Obituary of Maggie Newman

October 10, 2025

Margaret Janie Newman, whose life traced a rare and graceful arc from modern dance to Kabuki to T’ai Chi, passed away on October 8, 2025. She was a singular artist and teacher, weaving together traditions of East and West into a lifetime of movement, discipline, and deep spirit.

Born in Lanett Alabama, Maggie’s early fascination with form led her first to sports, then to dance. After studies at the University of Alabama and summers at Jacob’s Pillow, she moved to New York in 1950, where she immersed herself in the Katherine Dunham School of Dance, the School of American Ballet, the Metropolitan Opera Ballet School, and the Louis Johnson Company. She performed tirelessly, appearing in modern dance concerts, nightclubs, and on television, and toured internationally with the Paul Taylor Dance Company. Dance critics and colleagues alike praised her as a performer of versatility, rigor, and elegance.

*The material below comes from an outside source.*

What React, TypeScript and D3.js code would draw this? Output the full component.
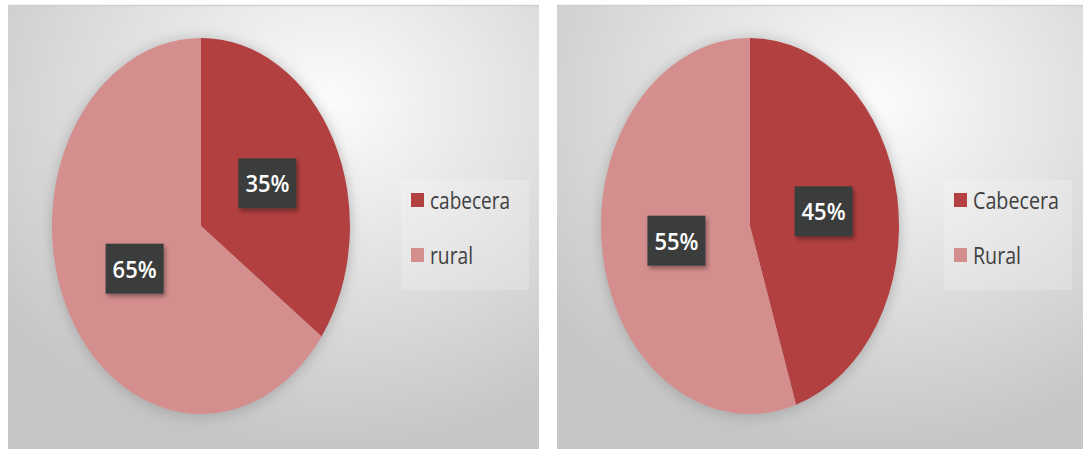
import React from "react";
import * as d3 from "d3";

const leftCategories = ["cabecera", "rural"];
const leftValues = [35, 65];
const rightCategories = ["Cabecera", "Rural"];
const rightValues = [45, 55];
const sliceColors = ["#b3413f", "#d58e8e"];

const W = 1083;
const H = 449;

type PanelProps = {
  id: string;
  x: number;
  w: number;
  cats: string[];
  vals: number[];
  cx: number;
  legendX: number;
  legendW: number[];
};

function Panel({ id, x, w, cats, vals, cx, legendX, legendW }: PanelProps) {
  const cy = 226;
  const rx = 149;
  const ry = 188;
  const pie = d3.pie<number>().sort(null).value((d) => d)(vals);
  const arc = d3.arc<d3.PieArcDatum<number>>().innerRadius(0).outerRadius(ry);
  const sx = rx / ry;
  const total = d3.sum(vals);
  return (
    <g>
      <defs>
        <radialGradient id={`bg-${id}`} cx="0.6" cy="0.22" r="0.78" gradientUnits="objectBoundingBox">
          <stop offset="0" stopColor="#fcfcfc" />
          <stop offset="0.45" stopColor="#e4e4e4" />
          <stop offset="1" stopColor="#c6c6c6" />
        </radialGradient>
      </defs>
      <rect x={x} y={5} width={w} height={H - 5} fill={`url(#bg-${id})`} />
      <line x1={x} x2={x + w} y1={5.5} y2={5.5} stroke="#cfcfcf" strokeWidth={1.5} />
      <g transform={`translate(${cx},${cy}) scale(${sx},1)`} filter="url(#pieShadow)">
        {pie.map((p, i) => (
          <path key={i} d={arc(p) || ""} fill={sliceColors[i]} />
        ))}
      </g>
      {pie.map((p, i) => {
        const [ax, ay] = arc.centroid(p);
        const lx = cx + ax * sx;
        const ly = cy + ay;
        const label = `${Math.round((p.value / total) * 100)}%`;
        return (
          <g key={`l${i}`}>
            <rect x={lx - 29} y={ly - 25} width={58} height={50} fill="#3a3c3c" filter="url(#boxShadow)" />
            <text
              x={lx}
              y={ly + 9}
              textAnchor="middle"
              fill="#ffffff"
              fontFamily="'Open Sans', 'DejaVu Sans', sans-serif"
              fontWeight={600}
              fontSize={24}
              textLength={44}
              lengthAdjust="spacingAndGlyphs"
            >
              {label}
            </text>
          </g>
        );
      })}
      <rect x={legendX - 10} y={180} width={128} height={110} fill="#ffffff" opacity={0.2} />
      {cats.map((c, i) => (
        <g key={`g${i}`}>
          <rect x={legendX} y={193 + i * 55} width={13} height={14} fill={sliceColors[i]} />
          <text
            x={legendX + 19}
            y={209 + i * 55}
            fill="#404040"
            fontFamily="'Open Sans', 'DejaVu Sans', sans-serif"
            fontSize={23}
            textLength={legendW[i]}
            lengthAdjust="spacingAndGlyphs"
          >
            {c}
          </text>
        </g>
      ))}
    </g>
  );
}

export default function App() {
  return (
    <svg
      width={W}
      height={H}
      style={{ position: "absolute", left: 0, top: 0, background: "#ffffff" }}
    >
      <defs>
        <filter id="pieShadow" x="-20%" y="-20%" width="140%" height="140%">
          <feGaussianBlur in="SourceAlpha" stdDeviation="8" />
          <feOffset dx="0" dy="2" result="b" />
          <feFlood floodColor="#8a8a8a" floodOpacity="0.6" />
          <feComposite in2="b" operator="in" result="s" />
          <feMerge>
            <feMergeNode in="s" />
            <feMergeNode in="SourceGraphic" />
          </feMerge>
        </filter>
        <filter id="boxShadow" x="-30%" y="-30%" width="160%" height="160%">
          <feGaussianBlur in="SourceAlpha" stdDeviation="2" />
          <feOffset dx="2" dy="3" result="b" />
          <feFlood floodColor="#000000" floodOpacity="0.35" />
          <feComposite in2="b" operator="in" result="s" />
          <feMerge>
            <feMergeNode in="s" />
            <feMergeNode in="SourceGraphic" />
          </feMerge>
        </filter>
      </defs>
      <Panel
        id="a"
        x={8}
        w={531}
        cats={leftCategories}
        vals={leftValues}
        cx={201}
        legendX={411}
        legendW={[80, 43]}
      />
      <Panel
        id="b"
        x={557}
        w={526}
        cats={rightCategories}
        vals={rightValues}
        cx={750}
        legendX={954}
        legendW={[86, 48]}
      />
    </svg>
  );
}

Yet Maggie’s genius lay not only in performance, but in her ceaseless curiosity. In the early 1960s, her path turned toward Asia’s great embodied arts. She studied meditation with Maharishi Mahesh Yogi and Zen master Nakagawa Sōen Rōshi, and trained in martial disciplines including karate and aikido, earning her black belt under Sensei Yamada and Master Kōichi Tōhei. For fifty years she also devoted herself to Japanese classical Kabuki dance, a practice that enriched her understanding of theater, gesture, and presence.

The deepest of these lifelong studies began in 1964, when Maggie met Professor Cheng Man-ch’ing, the renowned Yang-style T’ai Chi master. She became one of his six senior students in New York, entrusted with carrying forward his teaching. Maggie went on to nurture learners in Rochester, Philadelphia, New York City, and beyond, teaching workshops, camps, and weekly classes for over half a century. She was widely recognized as one of the pillars of Professor Cheng’s lineage in America.

Maggie’s teaching was marked by humility and insight. She often said the teacher’s task was “not to squelch the student’s spirit,” but to create a structure in which discipline and spontaneity could meet. Students recall her precision of eye, her warmth, and her quiet humor—whether guiding them through the subtleties of push-hands, demonstrating the sword, or encouraging them to “stay awake” within the form. For Maggie, T’ai Chi was never just technique; it was the daily practice of discovering one’s body, mind, and heart anew.

In every art she touched—dance, Kabuki, martial arts, calligraphy, painting, and above all, T’ai Chi—Maggie Newman embodied balance, refinement, and openness. She carried traditions forward while leaving space for others to find their own way within them. Her students, colleagues, and countless admirers will remember her not only as a master, but as a rare presence: grounded yet light, disciplined yet free, precise yet compassionate.

Her legacy endures in the bodies, minds and spirits of those she knew and taught, and in the living lineage of movement and mindfulness that she helped cultivate for future generations.